Methods: Three hundred and five patients (mean age 62±12 years) underwent mitral valve repair between January 1992 and February 2010 for degenerative MR. In the last five years, all repair techniques were performed routinely using prosthetic ring annuloplasty, with or without quadrangular or triangular resection of posterior leaflet and/or edge-to-edge technique. Mean follow-up (99% complete) was 78±46 (2-220) months.
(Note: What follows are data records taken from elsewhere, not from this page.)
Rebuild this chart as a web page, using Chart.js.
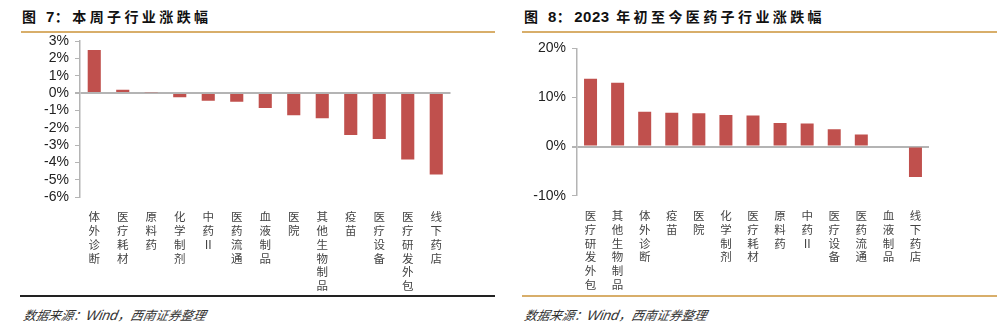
<!DOCTYPE html>
<html><head><meta charset="utf-8">
<script src="https://cdn.jsdelivr.net/npm/chart.js@4.4.0/dist/chart.umd.min.js"></script>
<style>
html,body{margin:0;padding:0;background:#fff;width:999px;height:328px;overflow:hidden;position:relative;font-family:"Liberation Sans",Arial,sans-serif;}
.title{position:absolute;top:6px;font-family:"Noto Sans CJK SC",sans-serif;font-weight:bold;font-size:14px;letter-spacing:3.4px;color:#111;white-space:nowrap;}
.title .n{font-family:"Liberation Sans",Arial,sans-serif;letter-spacing:0.5px;font-size:15px;}
.line{position:absolute;height:2px;}
.note{position:absolute;top:305px;font-family:"Noto Sans CJK SC",sans-serif;font-style:italic;font-size:12.5px;color:#333;white-space:nowrap;transform:skewX(-12deg);}
.note .w{font-family:"Liberation Sans",Arial,sans-serif;font-size:14px;}
canvas{position:absolute;top:0;}
</style></head>
<body>
<div class="title" style="left:22px">图 <span class="n">7</span>：本周子行业涨跌幅</div>
<div class="title" style="left:524px">图 <span class="n">8</span>：<span class="n">2023</span> 年初至今医药子行业涨跌幅</div>
<div class="line" style="left:21px;width:474px;top:31px;background:#D8AE6A"></div>
<div class="line" style="left:522px;width:475px;top:31px;background:#D8AE6A"></div>
<div class="line" style="left:20px;width:475px;top:295px;background:#222"></div>
<div class="line" style="left:522px;width:475px;top:295px;background:#D8AE6A"></div>
<div class="note" style="left:24px">数据来源：<span class="w">Wind</span>，西南证券整理</div>
<div class="note" style="left:525px">数据来源：<span class="w">Wind</span>，西南证券整理</div>
<canvas id="c1" width="500" height="300" style="left:0"></canvas>
<canvas id="c2" width="499" height="300" style="left:500px"></canvas>
<script>
const weekCategories = ["体外诊断","医疗耗材","原料药","化学制剂","中药Ⅱ","医药流通","血液制品","医院","其他生物制品","疫苗","医疗设备","医疗研发外包","线下药店"];
const weekValues = [2.48, 0.19, 0.05, -0.25, -0.45, -0.5, -0.87, -1.29, -1.46, -2.42, -2.65, -3.83, -4.7];
const ytdCategories = ["医疗研发外包","其他生物制品","体外诊断","疫苗","医院","化学制剂","医疗耗材","原料药","中药Ⅱ","医疗设备","医药流通","血液制品","线下药店"];
const ytdValues = [13.8, 13.0, 7.1, 6.9, 6.8, 6.4, 6.3, 4.8, 4.7, 3.5, 2.45, -0.2, -6.2];
const weekTicks = {min:-6, max:3, step:1};
const ytdTicks = {min:-10, max:20, step:10};

function makeChart(id, cats, vals, tk, opt){
  return new Chart(document.getElementById(id), {
    type:'bar',
    data:{labels:cats.map(s=>Array.from(s)), datasets:[{data:vals, backgroundColor:'#C0504D', borderWidth:0, barPercentage:opt.bp, categoryPercentage:1}]},
    options:{
      responsive:false, animation:false, devicePixelRatio:1,
      layout:{padding:{top:opt.top, right:opt.right, left:0, bottom:0}},
      plugins:{legend:{display:false}, tooltip:{enabled:false}},
      scales:{
        x:{
          grid:{display:false}, border:{display:false},
          ticks:{color:'#444', padding:opt.xpad, maxRotation:0, autoSkip:false, font:{family:'"Noto Sans CJK SC"', size:11.5, lineHeight:1.2}},
          afterFit(s){ s.height = opt.xh; }
        },
        y:{
          min:tk.min, max:tk.max,
          border:{display:true, color:'#b4b4b4', width:1.5},
          grid:{drawOnChartArea:true, drawTicks:true, tickLength:5, tickColor:'#b4b4b4',
            color:c=> (c.tick && c.tick.value===0) ? '#b4b4b4' : 'rgba(0,0,0,0)',
            lineWidth:c=> (c.tick && c.tick.value===0) ? 2 : 1},
          ticks:{stepSize:tk.step, autoSkip:false, color:'#222', padding:6, font:{family:'"Liberation Sans", Arial', size:14}, callback:v=>v+'%'},
          afterFit(s){ s.width = opt.yw; }
        }
      }
    }
  });
}
makeChart('c1', weekCategories, weekValues, weekTicks, {bp:0.46, top:41, right:49.5, xh:103, yw:80, xpad:5});
makeChart('c2', ytdCategories, ytdValues, ytdTicks, {bp:0.48, top:48.3, right:70, xh:104.3, yw:77, xpad:5});
</script>
</body></html>
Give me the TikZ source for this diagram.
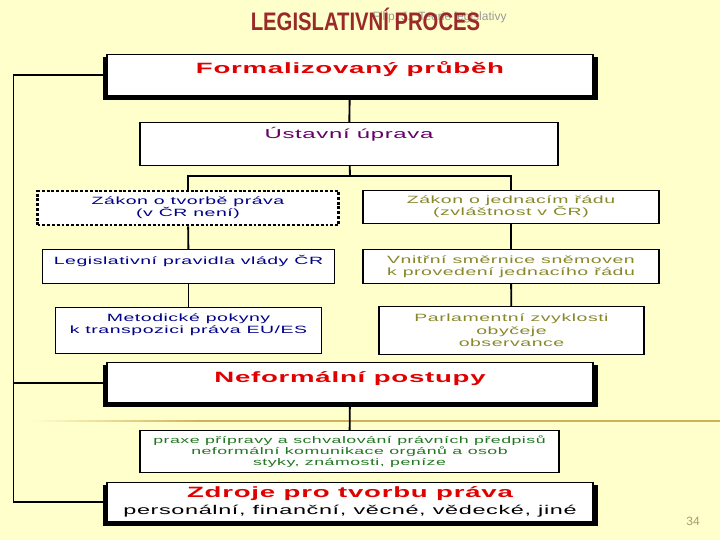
\documentclass[tikz,border=0pt]{standalone}
\usepackage{fontspec}
\setmainfont{Liberation Sans}
\newfontfamily\titlefont[FakeStretch=0.8]{Liberation Sans}
\newfontfamily\widefont[FakeStretch=1.85,LetterSpace=5]{Liberation Sans}
\usepackage{tikz}
\usetikzlibrary{positioning,backgrounds,calc}
\definecolor{pagebg}{HTML}{FFFFCC}
\definecolor{titlec}{HTML}{9A2A2A}
\definecolor{headc}{HTML}{E00000}
\definecolor{ustavc}{HTML}{660066}
\definecolor{govc}{HTML}{000088}
\definecolor{parlc}{HTML}{88882A}
\definecolor{praxec}{HTML}{227722}
\definecolor{rulec}{HTML}{CDB25A}
\definecolor{numc}{HTML}{A59D6A}
\newdimen\px \px=0.75pt
\tikzset{
  box/.style={draw, fill=white, line width=0.9pt, align=center, inner sep=0pt, anchor=north},
  headbox/.style={box, text=headc, font=\widefont\bfseries\fontsize{11.2}{13}\selectfont},
  ustbox/.style={box, text=ustavc, font=\widefont\fontsize{9.7}{12}\selectfont},
  govbox/.style={box, text=govc, font=\widefont\fontsize{7.9}{9}\selectfont},
  parlbox/.style={box, text=parlc, font=\widefont\fontsize{7.9}{9}\selectfont},
  praxbox/.style={box, text=praxec, font=\widefont\fontsize{7.2}{8.25}\selectfont},
  dotbox/.style={dash pattern=on 2.2pt off 1.4pt, line width=1.8pt},
  conn/.style={draw, line width=1.4pt},
}

\begin{document}
\begin{tikzpicture}[x=0.75pt, y=-0.75pt]
  \path[use as bounding box] (0,0) rectangle (720,540);
  % title
  \node[anchor=base west, text=black!40, font=\fontsize{9}{10}\selectfont] (author) at (368,20.5) {Filip, J.: Teorie legislativy};
  \node[anchor=base, text=titlec, font=\titlefont\bfseries\fontsize{19}{21}\selectfont] (title) at (365.5,30.5) {LEGISLATIVNÍ PROCES};

  % formal part
  \node[headbox, minimum width=486\px, text height=19\px, text depth=22\px] (formal) at (350,54) {Formalizovaný průběh};
  \node[ustbox, minimum width=418\px, text height=15.5\px, text depth=27.5\px] (ustav) at (349,122) {Ústavní úprava};
  \coordinate (split) at (350,176);

  \node[govbox, dotbox, minimum width=301\px, minimum height=34\px] (tvorba) at (188,190) {Zákon o tvorbě práva\\(v ČR není)};
  \node[govbox, minimum width=292\px, text height=15\px, text depth=19\px] (pravidla) at (188.5,249) {Legislativní pravidla vlády ČR};
  \node[govbox, minimum width=266\px, text height=26\px, text depth=20\px] (metod) at (188.5,307) {Metodické pokyny\\k transpozici práva EU/ES};

  \node[parlbox, minimum width=296\px, minimum height=33\px] (jedn) at (511,190) {Zákon o jednacím řádu\\(zvláštnost v ČR)};
  \node[parlbox, minimum width=296\px, minimum height=34\px] (smern) at (511,249) {Vnitřní směrnice sněmoven\\k provedení jednacího řádu};
  \node[parlbox, minimum width=265\px, minimum height=48\px, font=\widefont\fontsize{7.9}{9.4}\selectfont] (zvykl) at (511.5,306) {Parlamentní zvyklosti\\obyčeje\\observance};

  % informal part
  \node[headbox, minimum width=486\px, text height=19.5\px, text depth=20.5\px] (neform) at (350,362) {Neformální postupy};
  \node[praxbox, minimum width=419\px, minimum height=42\px] (praxe) at (349.5,430) {praxe přípravy a schvalování právních předpisů\\neformální komunikace orgánů a osob\\styky, známosti, peníze};
  \node[box, minimum width=486\px, minimum height=39\px, font=\widefont\fontsize{9.5}{12.75}\selectfont] (zdroje) at (350,482) {{\bfseries\fontsize{11.2}{12.75}\selectfont\color{headc}Zdroje pro tvorbu práva}\\personální, finanční, věcné, vědecké, jiné};

  \node[text=numc, font=\fontsize{9}{10}\selectfont] (pnum) at (693,521) {34};
  \coordinate (rail) at (13.5,0);

  \begin{scope}[on background layer]
    \fill[pagebg] (0,0) rectangle (720,540);
    \shade[left color=pagebg, right color=rulec] (30,420.3) rectangle (200,421.9);
    \fill[rulec] (200,420.3) rectangle (720,421.9);
    \foreach \n in {formal,neform,zdroje}
      \fill ([xshift=-3\px,yshift=-3\px]\n.north west) rectangle ([xshift=4\px,yshift=-4\px]\n.south east);
  \end{scope}

  % connectors
  \draw[conn] (formal) -- (ustav);
  \draw[conn] (ustav) -- (split);
  \draw[conn] (tvorba.north) |- (split) -| (jedn.north);
  \draw[conn] (tvorba) -- (pravidla);
  \draw[conn] (pravidla) -- (metod);
  \draw[conn] (jedn) -- (smern);
  \draw[conn] (smern) -- (zvykl);
  \draw[conn] (neform) -- (praxe);
  \draw[conn] (formal.west) -| (rail |- zdroje.west) -- (zdroje.west);
  \draw[conn] (neform.west) -- (rail |- neform.west);
\end{tikzpicture}
\end{document}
Results: Operative mortality was 0.9% (3/305), 15-year actuarial survival 82%±4%. At 15 years freedom from cardiac death was 89%±3.7%, from reoperation 84%±5.8%, from endocarditis 100%. Independent predictors of all-causes mortality were advanced age at operation (P=0.0006) and mitral valve repair without reductive prosthetic annuloplasty (P=0.0019). Death for cardiac causes was significantly higher when reductive annuloplasty was performed without the use of prosthetic ring (P<0.01). Late progression to moderate or severe MR was observed in 23/299 patients (7.7%). Independent predictors of progression to moderate or severe MR was annuloplasty without the use of prosthetic ring (P=0.0053) and postoperative residual mild MR (P=0.0014). Reoperation was required in 13/299 patients (4.4%). At 10 years freedom from moderate or severe MR was 86%±6% and 92%±4% in patients with postoperative absent or trivial residual MR, respectively, as compared to 38%±15% in those with postoperative residual mild MR (P<0.0001), freedom from reoperation 94%±4% and 90%±14% vs. 56%±16% (P<0.0001).
Conclusion: Prosthetic annuloplasty in association with standardized techniques confers over 10 years survival advantage and better durability.